The Executive Yuan yesterday said Taiwan will face electricity shortages, higher electricity rates and could invite international trade sanctions due to elevated carbon dioxide emissions if the incomplete Fourth Nuclear Power Plant in New Taipei City’s (新北市) Gongliao District (貢寮) is scrapped.
Halting construction of the controversial plant could also lead to a slump in the stock market and political and economic instability, the Executive Yuan said in a brochure compiled by the Ministry of Economic Affairs yesterday.
Written in a question-and-answer format, the brochure lists 25 arguments often raised by anti-nuclear activists to demand an immediate halt to the plant, followed by counterarguments.
Photo: Wang Yi-sung, Taipei Times
The pamphlet aims to convince the public that Taiwan needs to finish building the plant if it is to embark on a path to a low-carbon environment and a nuclear-free homeland.
According to the brochure, halting the project would put the nation at risk of having to ration electricity from 2015, when the unused capacity is estimated to be between 5 percent and 10 percent, with the risk intensifying to a real threat in 2018.
If the power plant does not become operational next year as scheduled, electricity prices will increase by 35 to 42 percent in 2016 and by 13 to 15 percent in 2018 compared with the rates recorded in October this year, the brochure says.
The Executive Yuan insisted that the plant is capable of producing the cheapest energy in Taiwan, at a price of less than NT$2 per kilowatt-hour, adding the costs of nuclear waste disposal and the decommissioning of the plant is included in the electricity price.
If the plant is abandoned, the nation would have to increase its reliance on fossil fuels — likely coal and gas — to meet electricity demand, the brochure says.

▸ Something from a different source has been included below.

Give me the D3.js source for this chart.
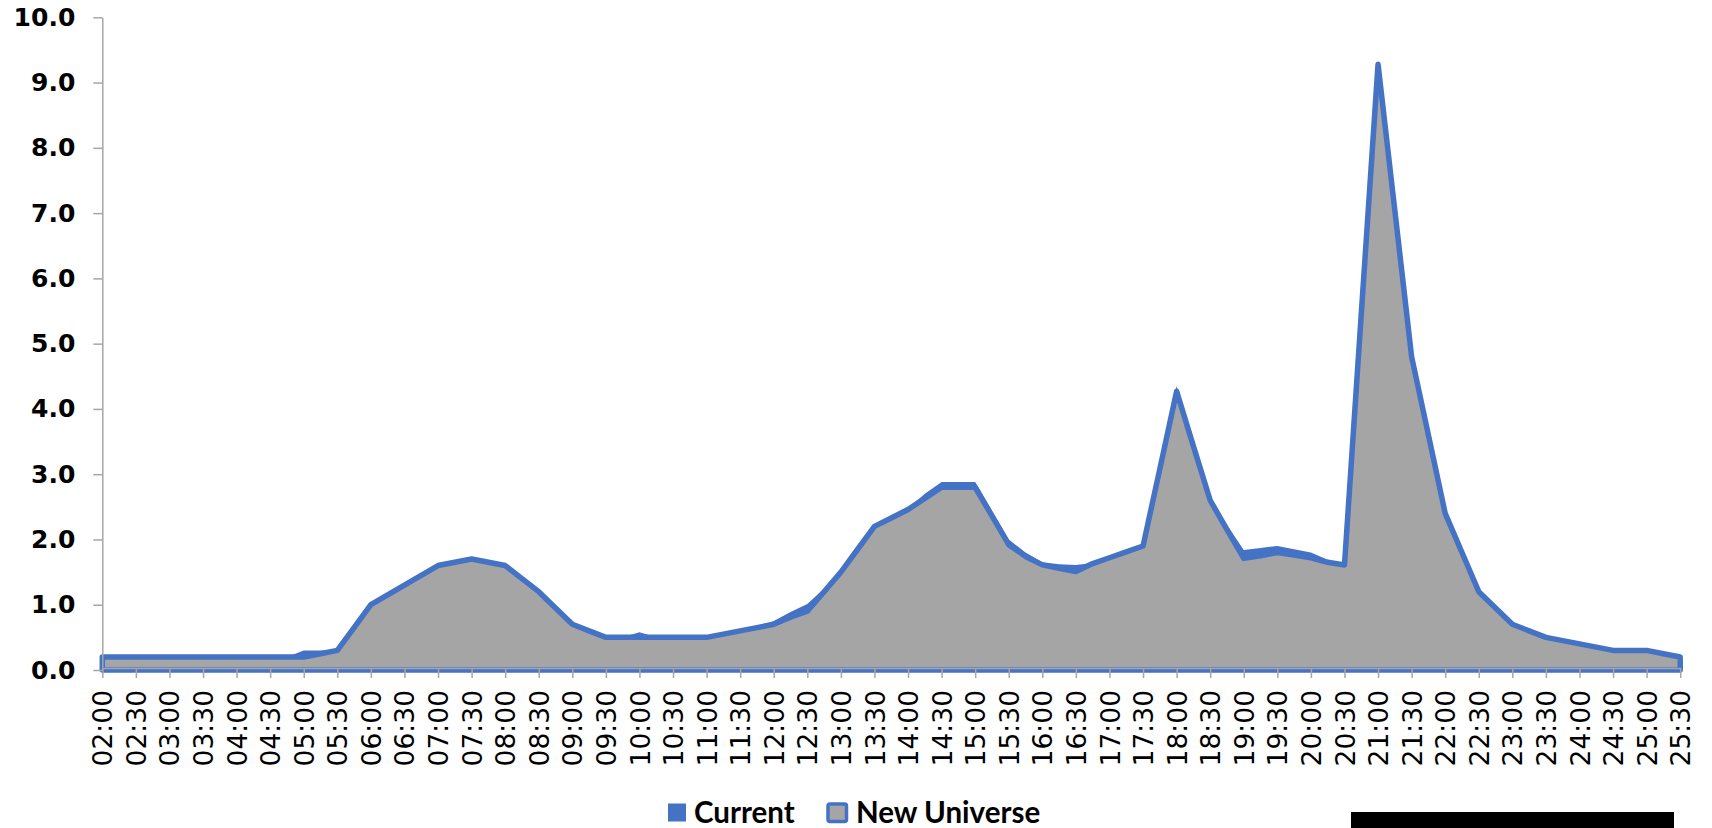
<!DOCTYPE html>
<html>
<head>
<meta charset="utf-8">
<script src="https://cdn.jsdelivr.net/npm/d3@7"></script>
<style>
  html, body { margin: 0; padding: 0; background: #ffffff; }
  svg { display: block; }
</style>
</head>
<body>
<svg id="chart" width="1712" height="828"></svg>
<script>
// Quarter-hour slots of the broadcast day (02:00 through 25:30)
const times = [
  "02:00","02:15","02:30","02:45","03:00","03:15","03:30","03:45",
  "04:00","04:15","04:30","04:45","05:00","05:15","05:30","05:45",
  "06:00","06:15","06:30","06:45","07:00","07:15","07:30","07:45",
  "08:00","08:15","08:30","08:45","09:00","09:15","09:30","09:45",
  "10:00","10:15","10:30","10:45","11:00","11:15","11:30","11:45",
  "12:00","12:15","12:30","12:45","13:00","13:15","13:30","13:45",
  "14:00","14:15","14:30","14:45","15:00","15:15","15:30","15:45",
  "16:00","16:15","16:30","16:45","17:00","17:15","17:30","17:45",
  "18:00","18:15","18:30","18:45","19:00","19:15","19:30","19:45",
  "20:00","20:15","20:30","20:45","21:00","21:15","21:30","21:45",
  "22:00","22:15","22:30","22:45","23:00","23:15","23:30","23:45",
  "24:00","24:15","24:30","24:45","25:00","25:15","25:30"
];

// Half-hour labels shown on the time axis
const tickLabels = [
  "02:00","02:30","03:00","03:30","04:00","04:30","05:00","05:30",
  "06:00","06:30","07:00","07:30","08:00","08:30","09:00","09:30",
  "10:00","10:30","11:00","11:30","12:00","12:30","13:00","13:30",
  "14:00","14:30","15:00","15:30","16:00","16:30","17:00","17:30",
  "18:00","18:30","19:00","19:30","20:00","20:30","21:00","21:30",
  "22:00","22:30","23:00","23:30","24:00","24:30","25:00","25:30"
];

const yTicks = [0, 1, 2, 3, 4, 5, 6, 7, 8, 9, 10];

// Current rating per quarter hour
const current = [
  0.2, 0.2, 0.2, 0.2, 0.2, 0.2, 0.2, 0.2,
  0.2, 0.2, 0.2, 0.2, 0.3, 0.3, 0.3, 0.65,
  1.0, 1.15, 1.3, 1.45, 1.6, 1.65, 1.7, 1.66,
  1.6, 1.4, 1.2, 0.95, 0.7, 0.6, 0.5, 0.5,
  0.58, 0.5, 0.5, 0.5, 0.5, 0.55, 0.6, 0.66,
  0.75, 0.89, 1.01, 1.25, 1.5, 1.85, 2.2, 2.33,
  2.47, 2.7, 2.88, 2.88, 2.88, 2.44, 2.0, 1.8,
  1.65, 1.62, 1.61, 1.64, 1.73, 1.81, 1.9, 3.12,
  4.35, 3.45, 2.6, 2.22, 1.84, 1.87, 1.9, 1.85,
  1.8, 1.69, 1.62, 5.45, 9.3, 7.05, 4.8, 3.6,
  2.4, 1.8, 1.2, 0.95, 0.7, 0.6, 0.5, 0.45,
  0.4, 0.35, 0.3, 0.3, 0.3, 0.25, 0.2
];

// New Universe rating per quarter hour
const newUniverse = [
  0.2, 0.2, 0.2, 0.2, 0.2, 0.2, 0.2, 0.2,
  0.2, 0.2, 0.2, 0.2, 0.2, 0.25, 0.3, 0.65,
  1.0, 1.15, 1.3, 1.45, 1.6, 1.65, 1.7, 1.65,
  1.6, 1.4, 1.2, 0.95, 0.7, 0.6, 0.5, 0.5,
  0.5, 0.5, 0.5, 0.5, 0.5, 0.55, 0.6, 0.65,
  0.7, 0.81, 0.9, 1.2, 1.5, 1.85, 2.2, 2.33,
  2.46, 2.63, 2.8, 2.8, 2.8, 2.36, 1.92, 1.74,
  1.61, 1.56, 1.51, 1.63, 1.72, 1.81, 1.9, 3.08,
  4.27, 3.43, 2.6, 2.15, 1.71, 1.75, 1.8, 1.76,
  1.72, 1.65, 1.61, 5.45, 9.28, 7.04, 4.8, 3.6,
  2.4, 1.8, 1.2, 0.95, 0.7, 0.6, 0.5, 0.45,
  0.4, 0.35, 0.3, 0.3, 0.3, 0.25, 0.2
];

const seriesNames = ["Current", "New Universe"];

const BLUE = "#4472C4";
const GRAY = "#A5A5A5";
const AXIS = "#A6A6A6";

const svg = d3.select("#chart");

const x = d3.scalePoint().domain(times).range([102.3, 1680.2]);
const y = d3.scaleLinear().domain([0, 10]).range([670, 17.3]);

const rows = times.map((t, i) => ({ t, cur: current[i], nu: newUniverse[i] }));

const areaOf = key => d3.area()
  .x(d => x(d.t))
  .y0(y(0))
  .y1(d => y(d[key]));

// Current: solid blue area, drawn first
svg.append("path")
  .datum(rows)
  .attr("d", areaOf("cur"))
  .attr("fill", BLUE);

// New Universe: gray area with blue border, on top
svg.append("path")
  .datum(rows)
  .attr("d", areaOf("nu"))
  .attr("fill", GRAY)
  .attr("stroke", BLUE)
  .attr("stroke-width", 5.5)
  .attr("stroke-linejoin", "round");

// Value axis
const yAxis = svg.append("g")
  .attr("transform", "translate(102.3,0)")
  .call(d3.axisLeft(y)
    .tickValues(yTicks)
    .tickFormat(d3.format(".1f"))
    .tickSize(9)
    .tickSizeOuter(0)
    .tickPadding(18));
yAxis.select(".domain").attr("stroke", AXIS).attr("stroke-width", 1.5);
yAxis.selectAll(".tick line").attr("stroke", AXIS).attr("stroke-width", 1.5);
yAxis.selectAll(".tick text")
  .attr("fill", "#000")
  .style("font-family", "'DejaVu Sans', Verdana, sans-serif")
  .style("font-weight", "bold")
  .style("font-size", "25px");

// Time axis
const xAxis = svg.append("g")
  .attr("transform", "translate(0,668)")
  .call(d3.axisBottom(x)
    .tickValues(tickLabels)
    .tickSize(10)
    .tickSizeOuter(0));
xAxis.select(".domain").attr("stroke", AXIS).attr("stroke-width", 1.5);
xAxis.selectAll(".tick line").attr("stroke", AXIS).attr("stroke-width", 1.5);
xAxis.selectAll(".tick text")
  .attr("transform", "rotate(-90)")
  .attr("x", -22)
  .attr("y", 0)
  .attr("dy", "0.36em")
  .attr("text-anchor", "end")
  .attr("fill", "#000")
  .style("font-family", "'DejaVu Sans', Verdana, sans-serif")
  .style("font-size", "26.5px");

// Legend
const legend = svg.append("g");
const legendFont = "Lato, 'Open Sans', sans-serif";

legend.append("rect")
  .attr("x", 668).attr("y", 803.5).attr("width", 18).attr("height", 18)
  .attr("fill", BLUE);
legend.append("text")
  .attr("x", 694).attr("y", 822.5)
  .style("font-family", legendFont).style("font-weight", "bold").style("font-size", "29.5px")
  .attr("fill", "#000")
  .text(seriesNames[0]);

legend.append("rect")
  .attr("x", 828).attr("y", 804).attr("width", 18.5).attr("height", 17.5)
  .attr("rx", 2)
  .attr("fill", GRAY).attr("stroke", BLUE).attr("stroke-width", 3.5);
legend.append("text")
  .attr("x", 856).attr("y", 822.5)
  .style("font-family", legendFont).style("font-weight", "bold").style("font-size", "29.5px")
  .attr("fill", "#000")
  .text(seriesNames[1]);

// Source caption box at the bottom right
svg.append("rect")
  .attr("x", 1351).attr("y", 812).attr("width", 323).attr("height", 16)
  .attr("fill", "#000");
</script>
</body>
</html>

The problem of meeting the growing demand for energy cannot be immediately solved with alternative energy sources due to the various obstacles and difficulty of developing solar, wind or geothermal energy, the brochure says.
In that case, Taiwan wouid emit an additional of 7.51 million to 16.19 million tonnes of carbon dioxide per year, rendering it impossible for the country to reach its target of reducing emissions, the Executive Yuan said.
The brochure includes a section that seeks to address safety issues in which it rebutts an article published by Nature magazine in April 2011 that ranked two of Taiwan’s plants in a list of the world’s three most dangerous nuclear power plants.
The operational performance of Taiwan’s nuclear reactors have been rated above world standards by the International Atomic Energy Agency, it said.